For this part of the assignment, we’ll build off our solution to Parts 1-3, which will allow you to focus on how Tensorflow differs from SciKit.
For the data loading and initial wrangling, we will use the same components as in the previous questions. To do this, copy your solution from SpamClassifier.ipynb to a new notebook, TensorFlow. Open this new notebook.
You may delete all of the Cells from Step 1.4 onwards -- these are what you’ll replace with TensorFlow code. Alternatively, you can just leave them and add more Cells at the bottom.
Divide your original data into test and training sets with model_selection.train_test_split with random_state=42. This should be the same as Step 1.3 of your spam classifier, except that you will need to convert the labels from strings to ints.
Define TensorFlow columns (features) for each of the top-occurring keys in spam and ham. Also add an additional column for the length. Store these columns in a list.
Create a function input_fn that takes parameters x (2D np array of features) and y (1D np array of labels). This should create a tensor for each column of the 2D array x. You can think of this as creating a tensor for each feature. This function should return a tuple of the dictionary of the tensors created from the columns and a tensor created from the second input y.
Create a function test_input_fn that takes no arguments, but returns the output of passing in the test set and labels to input_fn. Create a similar function train_input_fn that does the same thing except passes in the training set and labels.
Call tf.set_random_seed(42) to make the computations below a bit more deterministic.
Data Check for Step 4.3 part 1. Create a DNNClassifier with two hidden layers of 5 units each, and run for 1000 steps.

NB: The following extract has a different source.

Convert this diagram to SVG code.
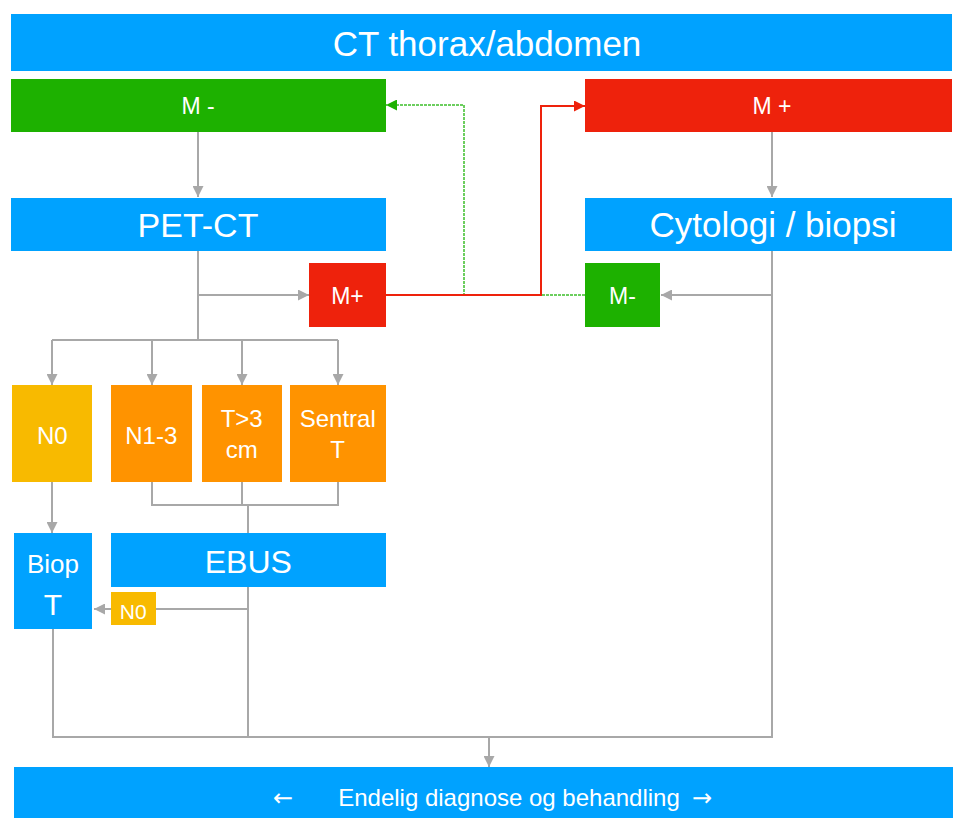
<svg xmlns="http://www.w3.org/2000/svg" width="953" height="818" viewBox="0 0 953 818">
<style>
.blue{fill:#00A2FF}.green{fill:#1DB100}.red{fill:#EE220C}.orange{fill:#FF9300}.yellow{fill:#F8BA00}
text{font-family:"Liberation Sans",Arial,Helvetica,sans-serif;fill:#fff;text-anchor:middle}
.arr{font-family:"DejaVu Sans",sans-serif}
.c{fill:none;stroke:#A8A8A8;stroke-width:2}
.cr{fill:none;stroke:#EE220C;stroke-width:2}
.cg{fill:none;stroke:#3CBF2A;stroke-width:1.5;stroke-dasharray:3 1}
</style>
<defs>
<marker id="ag" markerUnits="userSpaceOnUse" markerWidth="12" markerHeight="11" refX="11" refY="5.5" orient="auto"><path d="M0,0 L11,5.5 L0,11 z" fill="#A8A8A8"/></marker>
<marker id="ar" markerUnits="userSpaceOnUse" markerWidth="12" markerHeight="11" refX="11" refY="5.5" orient="auto"><path d="M0,0 L11,5.5 L0,11 z" fill="#EE220C"/></marker>
<marker id="agr" markerUnits="userSpaceOnUse" markerWidth="12" markerHeight="11" refX="11" refY="5.5" orient="auto"><path d="M0,0 L11,5.5 L0,11 z" fill="#1DB100"/></marker>
</defs>
<rect width="953" height="818" fill="#fff"/>
<g id="connectors">
<path class="c" d="M198,132 V197" marker-end="url(#ag)"/>
<path class="c" d="M198,251 V340"/>
<path class="c" d="M198,295 H309" marker-end="url(#ag)"/>
<path class="c" d="M52,340 H338"/>
<path class="c" d="M52,340 V385" marker-end="url(#ag)"/>
<path class="c" d="M152,340 V385" marker-end="url(#ag)"/>
<path class="c" d="M242,340 V385" marker-end="url(#ag)"/>
<path class="c" d="M338,340 V385" marker-end="url(#ag)"/>
<path class="c" d="M52,482 V533" marker-end="url(#ag)"/>
<path class="c" d="M152,482 V505 H338 V482"/>
<path class="c" d="M242,482 V505"/>
<path class="c" d="M248,505 V533"/>
<path class="c" d="M248,587 V737"/>
<path class="c" d="M248,609 H94" marker-end="url(#ag)"/>
<path class="c" d="M53,629 V737 H772 V251"/>
<path class="c" d="M489,737 V767" marker-end="url(#ag)"/>
<path class="c" d="M772,295 H661" marker-end="url(#ag)"/>
<path class="c" d="M772,132 V197" marker-end="url(#ag)"/>
<path class="cg" d="M585,295 H464 V105 H386" marker-end="url(#agr)"/>
<path class="cr" d="M386,295 H541 V106 H585" marker-end="url(#ar)"/>
</g>
<g id="ct"><rect class="blue" x="11" y="14" width="941" height="57"/><text x="487" y="56" font-size="35">CT thorax/abdomen</text></g>
<g id="mminus"><rect class="green" x="11" y="79" width="375" height="53"/><text x="198" y="114" font-size="23">M -</text></g>
<g id="mplus"><rect class="red" x="585" y="79" width="367" height="53"/><text x="772" y="114" font-size="23">M +</text></g>
<g id="petct"><rect class="blue" x="11" y="198" width="375" height="53"/><text x="198" y="237" font-size="34">PET-CT</text></g>
<g id="cytologi"><rect class="blue" x="585" y="198" width="367" height="53"/><text x="773" y="237" font-size="35">Cytologi / biopsi</text></g>
<g id="mplus2"><rect class="red" x="309" y="263" width="77" height="64"/><text x="347.5" y="304" font-size="23">M+</text></g>
<g id="mminus2"><rect class="green" x="585" y="263" width="75" height="64"/><text x="622.5" y="303.5" font-size="23">M-</text></g>
<g id="n0"><rect class="yellow" x="12" y="385" width="80" height="97"/><text x="52.3" y="443.5" font-size="24">N0</text></g>
<g id="n13"><rect class="orange" x="111" y="385" width="81" height="97"/><text x="151.3" y="443.5" font-size="24">N1-3</text></g>
<g id="t3cm"><rect class="orange" x="202" y="385" width="80" height="97"/><text x="241.7" y="427" font-size="24">T&gt;3</text><text x="241.7" y="457.5" font-size="24">cm</text></g>
<g id="sentral"><rect class="orange" x="290" y="385" width="96" height="97"/><text x="337.7" y="427" font-size="24">Sentral</text><text x="337.7" y="457.5" font-size="24">T</text></g>
<g id="ebus"><rect class="blue" x="111" y="533" width="275" height="54"/><text x="248.3" y="572.5" font-size="32">EBUS</text></g>
<g id="biop"><rect class="blue" x="14" y="533" width="78" height="96"/><text x="53" y="572.5" font-size="26">Biop</text><text x="53" y="614.5" font-size="30">T</text></g>
<g id="n0small"><rect class="yellow" x="111" y="592" width="45" height="33"/><text x="133.3" y="619" font-size="21">N0</text></g>
<g id="endelig"><rect class="blue" x="14" y="767" width="939" height="51"/><text font-size="24"><tspan class="arr" x="283" y="806">←</tspan><tspan x="509" y="806">Endelig diagnose og behandling</tspan><tspan class="arr" x="702" y="806">→</tspan></text></g>
</svg>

Create a Markdown Cell saying “Step 4.3.1 Results.” Run the fit operation over the training data and the evaluate operation over the test data. Sort the results of the evaluate operation by key, and output the keys. For reference, here is an example of using the DNNClassifier. Note the accuracy. |
Data Check for Step 4.3 part 2. Create a LinearClassifier and run for 1000 steps. Create a Markdown Cell saying “Step 4.3.2 Results.” Run the fit operation over the training data and the evaluate operation over the test data. Sort the results of the evaluate operation by key, and output the keys and their values. Note the accuracy. |
Between the two, which is more accurate?
Please sanity-check that your Jupyter notebooks contain both code and corresponding data. Add the notebook files to hw5.zip using the zip command at the Terminal, much as you did for HW0 and HW1. The notebooks should be:
Next, go to the submission site, and if necessary click on the Google icon and log in using your Google@SEAS or GMail account. At this point the system should know you are in the appropriate course. Select CIS 700-003 Homework 5 and upload hw5.zip from your Jupyter folder, typically found under /Users/{myid}.
If you check on the submission site after a few minutes, you should see whether your submission passed validation. You may resubmit as necessary.